Course Meeting Times
Lectures: 2 sessions / week, 1.5 hours / session
Course Information
Manufacturing is how we satisfy human need and create wealth. The challenge is to create a product that is responsive to the customer with high quality and low cost. A graduate of 2.008 should have the tools and confidence to go into a manufacturing enterprise that is using an unfamiliar process to make a product he/she has not seen, and yet be able to make intelligent decisions.
Scope
2.008 introduces you to modern manufacturing with four areas of emphasis: manufacturing processes, equipment/control, systems, and design for manufacturing. The course exposes you to integration of engineering and management disciplines for determining manufacturing rate, cost, quality and flexibility. Topics include process physics, equipment design and automation/control, quality, design for manufacturing, industrial management, and systems design and operation. Labs are integral parts of the course, and expose you to various manufacturing disciplines and practices.
Objectives
- Internalize the attributes along which the success or failure of a manufacturing process, machine, or system will be measured: quality, cost, rate, and flexibility.
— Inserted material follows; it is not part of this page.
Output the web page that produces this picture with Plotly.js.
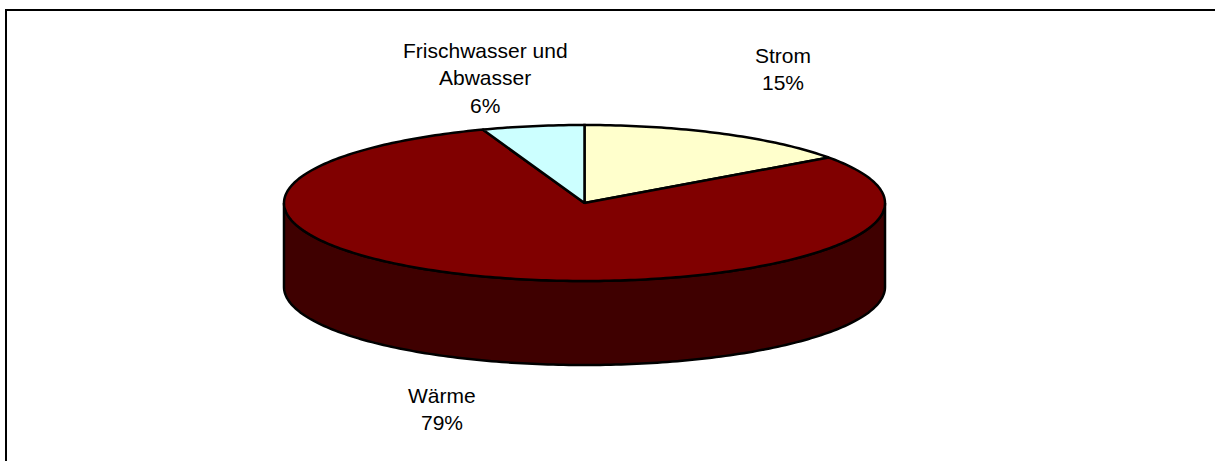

- Provide exposure to a range of current industrial processes and practices used to manufacture products in high and low volumes. Focus in depth on a few selected processes.
- Apply physics to understand the factors that control the rate of production and influence the quality, cost and flexibility of processes.
- Understand the impact of manufacturing constraints on product design and process planning.
- Apply an understanding of variation to the factors that control the production rate and influence the quality, cost and flexibility of processes and systems.
- Understand the role of control in processes and systems, especially in view of the presence of noise (variation).
- Provide exposure to a range of manufacturing system constraints.
Credit and Workload
2.008 is a 12-unit subject. Each week, on the average, the course requires 3 hours of lecture, 5 hours of laboratory, group meetings and preparation for the laboratory, and 4 hours of study, homework, and report writing. Six units may be applied to the General Institute Lab Requirement.
Lectures
- Lectures are held twice weekly for 90 minutes per session.
- Lecture schedule: Refer to the Lecture and Lab Schedule.
- Textbook: Kalpakjian, S. Manufacturing Engineering and Technology. 4th ed. Upper Saddle River, NJ: Prentice Hall, 2001. The 4th edition is on reserve at Barker Engineering.
- If you do not arrive on time, please enter the classroom from the third floor.
Laboratories
- Lab safety: 'Safety First.' Please read the Safety Policy and abide by the safety rules for your sake. If not, you may not be allowed into the lab.
- Lab sections are for four days a week, 3 hours per session.
- Section selection: You will be assigned to one of the lab sections during the first lecture.
Because each section can accommodate only 12 students, some of you may be asked to move to another section. Every effort will be made to enroll you in a convenient section, but seniors will have priority. - Lab attendance: Absolutely mandatory.
- Lab schedule: Refer to the Lecture and Lab Schedule.
Grading Policy
- Your grade will be based on your overall performance in class, labs, group meetings, and quizzes. They count approximately as follows:
2 Quizzes: 40 %
Lab performance and reports: 40%
Class participation and group meetings: 20 % - The quizzes are closed book and cover material from the lectures as well as the labs.
- Technical Instructors and TAs will grade your lab reports. There will be a box marked '2.008' in front of Computer room. You are required to drop off lab reports in the box by their due dates.
- All lab reports are due exactly one week after they have been assigned. No late reports will be accepted unless you have made prior arrangements with Technical Instructors and TAs.
Homework
- You are required to turn in the homework assignments by the due dates. The assignments will be graded by TAs.
Group Meetings
- Each student as part of a lab group manufacturing a yo-yo will be required to meet once a week outside of class and lab. Your team will be established during the first lab session and should designate the weekly meeting time.
- These group meetings are to aid you in making design decisions, part dimensions, homework solutions, etc., as informed team members.
- Please take down minutes of the meetings each week, as they will help you in performing peer evaluations at the end of the semester.
Plant Tour
- Plant tours to a manufacturing facility (TBA) are scheduled for week 11.
- You are encouraged to attend either one of the tours.